Could you give the data below again, exactly and completely?

== == ==

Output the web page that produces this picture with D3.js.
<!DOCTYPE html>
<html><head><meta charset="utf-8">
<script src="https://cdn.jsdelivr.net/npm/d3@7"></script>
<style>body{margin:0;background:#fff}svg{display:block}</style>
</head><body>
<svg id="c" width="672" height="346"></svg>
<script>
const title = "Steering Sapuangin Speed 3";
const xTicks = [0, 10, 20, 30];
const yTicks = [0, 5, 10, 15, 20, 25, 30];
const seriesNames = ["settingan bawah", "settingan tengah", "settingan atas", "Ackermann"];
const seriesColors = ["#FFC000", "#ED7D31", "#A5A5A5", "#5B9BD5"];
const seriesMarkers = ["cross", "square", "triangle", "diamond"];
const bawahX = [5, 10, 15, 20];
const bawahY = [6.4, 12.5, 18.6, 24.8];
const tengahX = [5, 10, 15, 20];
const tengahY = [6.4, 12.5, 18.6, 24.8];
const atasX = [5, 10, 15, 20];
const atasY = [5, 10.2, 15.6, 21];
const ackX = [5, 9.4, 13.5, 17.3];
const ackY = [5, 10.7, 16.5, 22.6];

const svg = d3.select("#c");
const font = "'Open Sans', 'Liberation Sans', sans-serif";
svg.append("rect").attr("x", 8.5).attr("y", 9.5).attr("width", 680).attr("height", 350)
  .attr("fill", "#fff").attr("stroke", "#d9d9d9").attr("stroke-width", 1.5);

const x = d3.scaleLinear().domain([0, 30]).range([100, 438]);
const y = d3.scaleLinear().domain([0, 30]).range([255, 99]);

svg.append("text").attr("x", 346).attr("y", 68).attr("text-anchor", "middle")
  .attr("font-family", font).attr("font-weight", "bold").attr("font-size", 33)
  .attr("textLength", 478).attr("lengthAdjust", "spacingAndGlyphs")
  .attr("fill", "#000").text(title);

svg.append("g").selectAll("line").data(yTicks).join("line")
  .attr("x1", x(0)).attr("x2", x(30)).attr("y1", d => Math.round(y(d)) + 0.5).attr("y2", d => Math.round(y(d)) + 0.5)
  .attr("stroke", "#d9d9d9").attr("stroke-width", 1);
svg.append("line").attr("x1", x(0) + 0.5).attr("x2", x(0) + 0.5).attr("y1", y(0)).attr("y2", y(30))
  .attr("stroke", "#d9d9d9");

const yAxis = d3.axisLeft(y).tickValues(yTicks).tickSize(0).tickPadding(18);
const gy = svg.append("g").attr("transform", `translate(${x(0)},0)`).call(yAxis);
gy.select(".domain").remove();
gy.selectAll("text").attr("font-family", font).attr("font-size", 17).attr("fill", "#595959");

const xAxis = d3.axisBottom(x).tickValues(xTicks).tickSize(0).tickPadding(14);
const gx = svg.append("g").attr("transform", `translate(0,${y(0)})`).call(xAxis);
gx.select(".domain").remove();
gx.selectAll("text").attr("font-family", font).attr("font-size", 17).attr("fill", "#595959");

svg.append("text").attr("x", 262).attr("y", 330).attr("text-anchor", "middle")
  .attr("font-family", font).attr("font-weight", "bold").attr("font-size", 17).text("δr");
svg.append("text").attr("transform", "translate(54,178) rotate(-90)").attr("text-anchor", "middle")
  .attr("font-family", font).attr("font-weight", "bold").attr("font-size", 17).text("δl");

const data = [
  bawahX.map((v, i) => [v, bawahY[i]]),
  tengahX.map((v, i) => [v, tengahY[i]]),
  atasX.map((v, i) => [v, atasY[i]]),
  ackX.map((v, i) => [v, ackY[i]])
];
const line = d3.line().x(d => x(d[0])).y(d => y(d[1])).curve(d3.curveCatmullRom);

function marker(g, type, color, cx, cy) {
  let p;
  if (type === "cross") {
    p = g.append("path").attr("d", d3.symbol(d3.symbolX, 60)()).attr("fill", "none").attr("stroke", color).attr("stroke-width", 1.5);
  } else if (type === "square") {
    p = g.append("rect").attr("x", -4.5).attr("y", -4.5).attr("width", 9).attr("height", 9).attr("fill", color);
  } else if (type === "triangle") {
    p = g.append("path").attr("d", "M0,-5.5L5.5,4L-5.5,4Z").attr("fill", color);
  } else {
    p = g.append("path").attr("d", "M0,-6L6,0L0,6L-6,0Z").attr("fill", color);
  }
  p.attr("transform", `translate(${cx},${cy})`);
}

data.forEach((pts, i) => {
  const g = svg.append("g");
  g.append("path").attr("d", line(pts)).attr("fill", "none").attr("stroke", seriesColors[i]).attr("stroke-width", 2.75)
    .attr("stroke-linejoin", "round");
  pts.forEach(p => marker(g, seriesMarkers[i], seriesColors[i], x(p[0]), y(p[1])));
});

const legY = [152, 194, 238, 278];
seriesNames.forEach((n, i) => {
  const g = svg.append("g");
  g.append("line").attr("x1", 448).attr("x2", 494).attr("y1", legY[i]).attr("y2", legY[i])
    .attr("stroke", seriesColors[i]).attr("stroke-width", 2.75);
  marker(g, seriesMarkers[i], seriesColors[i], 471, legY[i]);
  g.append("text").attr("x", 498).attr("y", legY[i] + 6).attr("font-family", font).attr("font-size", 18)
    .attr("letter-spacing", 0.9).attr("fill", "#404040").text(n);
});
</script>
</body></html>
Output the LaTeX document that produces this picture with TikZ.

== == ==

▶ Right answer
Output the web page that produces this picture with D3.js.
<!DOCTYPE html>
<html><head><meta charset="utf-8">
<script src="https://cdn.jsdelivr.net/npm/d3@7"></script>
<style>body{margin:0;background:#fff}svg{display:block}</style>
</head><body>
<svg id="c" width="672" height="346"></svg>
<script>
const title = "Steering Sapuangin Speed 3";
const xTicks = [0, 10, 20, 30];
const yTicks = [0, 5, 10, 15, 20, 25, 30];
const seriesNames = ["settingan bawah", "settingan tengah", "settingan atas", "Ackermann"];
const seriesColors = ["#FFC000", "#ED7D31", "#A5A5A5", "#5B9BD5"];
const seriesMarkers = ["cross", "square", "triangle", "diamond"];
const bawahX = [5, 10, 15, 20];
const bawahY = [6.4, 12.5, 18.6, 24.8];
const tengahX = [5, 10, 15, 20];
const tengahY = [6.4, 12.5, 18.6, 24.8];
const atasX = [5, 10, 15, 20];
const atasY = [5, 10.2, 15.6, 21];
const ackX = [5, 9.4, 13.5, 17.3];
const ackY = [5, 10.7, 16.5, 22.6];

const svg = d3.select("#c");
const font = "'Open Sans', 'Liberation Sans', sans-serif";
svg.append("rect").attr("x", 8.5).attr("y", 9.5).attr("width", 680).attr("height", 350)
  .attr("fill", "#fff").attr("stroke", "#d9d9d9").attr("stroke-width", 1.5);

const x = d3.scaleLinear().domain([0, 30]).range([100, 438]);
const y = d3.scaleLinear().domain([0, 30]).range([255, 99]);

svg.append("text").attr("x", 346).attr("y", 68).attr("text-anchor", "middle")
  .attr("font-family", font).attr("font-weight", "bold").attr("font-size", 33)
  .attr("textLength", 478).attr("lengthAdjust", "spacingAndGlyphs")
  .attr("fill", "#000").text(title);

svg.append("g").selectAll("line").data(yTicks).join("line")
  .attr("x1", x(0)).attr("x2", x(30)).attr("y1", d => Math.round(y(d)) + 0.5).attr("y2", d => Math.round(y(d)) + 0.5)
  .attr("stroke", "#d9d9d9").attr("stroke-width", 1);
svg.append("line").attr("x1", x(0) + 0.5).attr("x2", x(0) + 0.5).attr("y1", y(0)).attr("y2", y(30))
  .attr("stroke", "#d9d9d9");

const yAxis = d3.axisLeft(y).tickValues(yTicks).tickSize(0).tickPadding(18);
const gy = svg.append("g").attr("transform", `translate(${x(0)},0)`).call(yAxis);
gy.select(".domain").remove();
gy.selectAll("text").attr("font-family", font).attr("font-size", 17).attr("fill", "#595959");

const xAxis = d3.axisBottom(x).tickValues(xTicks).tickSize(0).tickPadding(14);
const gx = svg.append("g").attr("transform", `translate(0,${y(0)})`).call(xAxis);
gx.select(".domain").remove();
gx.selectAll("text").attr("font-family", font).attr("font-size", 17).attr("fill", "#595959");

svg.append("text").attr("x", 262).attr("y", 330).attr("text-anchor", "middle")
  .attr("font-family", font).attr("font-weight", "bold").attr("font-size", 17).text("δr");
svg.append("text").attr("transform", "translate(54,178) rotate(-90)").attr("text-anchor", "middle")
  .attr("font-family", font).attr("font-weight", "bold").attr("font-size", 17).text("δl");

const data = [
  bawahX.map((v, i) => [v, bawahY[i]]),
  tengahX.map((v, i) => [v, tengahY[i]]),
  atasX.map((v, i) => [v, atasY[i]]),
  ackX.map((v, i) => [v, ackY[i]])
];
const line = d3.line().x(d => x(d[0])).y(d => y(d[1])).curve(d3.curveCatmullRom);

function marker(g, type, color, cx, cy) {
  let p;
  if (type === "cross") {
    p = g.append("path").attr("d", d3.symbol(d3.symbolX, 60)()).attr("fill", "none").attr("stroke", color).attr("stroke-width", 1.5);
  } else if (type === "square") {
    p = g.append("rect").attr("x", -4.5).attr("y", -4.5).attr("width", 9).attr("height", 9).attr("fill", color);
  } else if (type === "triangle") {
    p = g.append("path").attr("d", "M0,-5.5L5.5,4L-5.5,4Z").attr("fill", color);
  } else {
    p = g.append("path").attr("d", "M0,-6L6,0L0,6L-6,0Z").attr("fill", color);
  }
  p.attr("transform", `translate(${cx},${cy})`);
}

data.forEach((pts, i) => {
  const g = svg.append("g");
  g.append("path").attr("d", line(pts)).attr("fill", "none").attr("stroke", seriesColors[i]).attr("stroke-width", 2.75)
    .attr("stroke-linejoin", "round");
  pts.forEach(p => marker(g, seriesMarkers[i], seriesColors[i], x(p[0]), y(p[1])));
});

const legY = [152, 194, 238, 278];
seriesNames.forEach((n, i) => {
  const g = svg.append("g");
  g.append("line").attr("x1", 448).attr("x2", 494).attr("y1", legY[i]).attr("y2", legY[i])
    .attr("stroke", seriesColors[i]).attr("stroke-width", 2.75);
  marker(g, seriesMarkers[i], seriesColors[i], 471, legY[i]);
  g.append("text").attr("x", 498).attr("y", legY[i] + 6).attr("font-family", font).attr("font-size", 18)
    .attr("letter-spacing", 0.9).attr("fill", "#404040").text(n);
});
</script>
</body></html>
Output the LaTeX document that produces this picture with TikZ.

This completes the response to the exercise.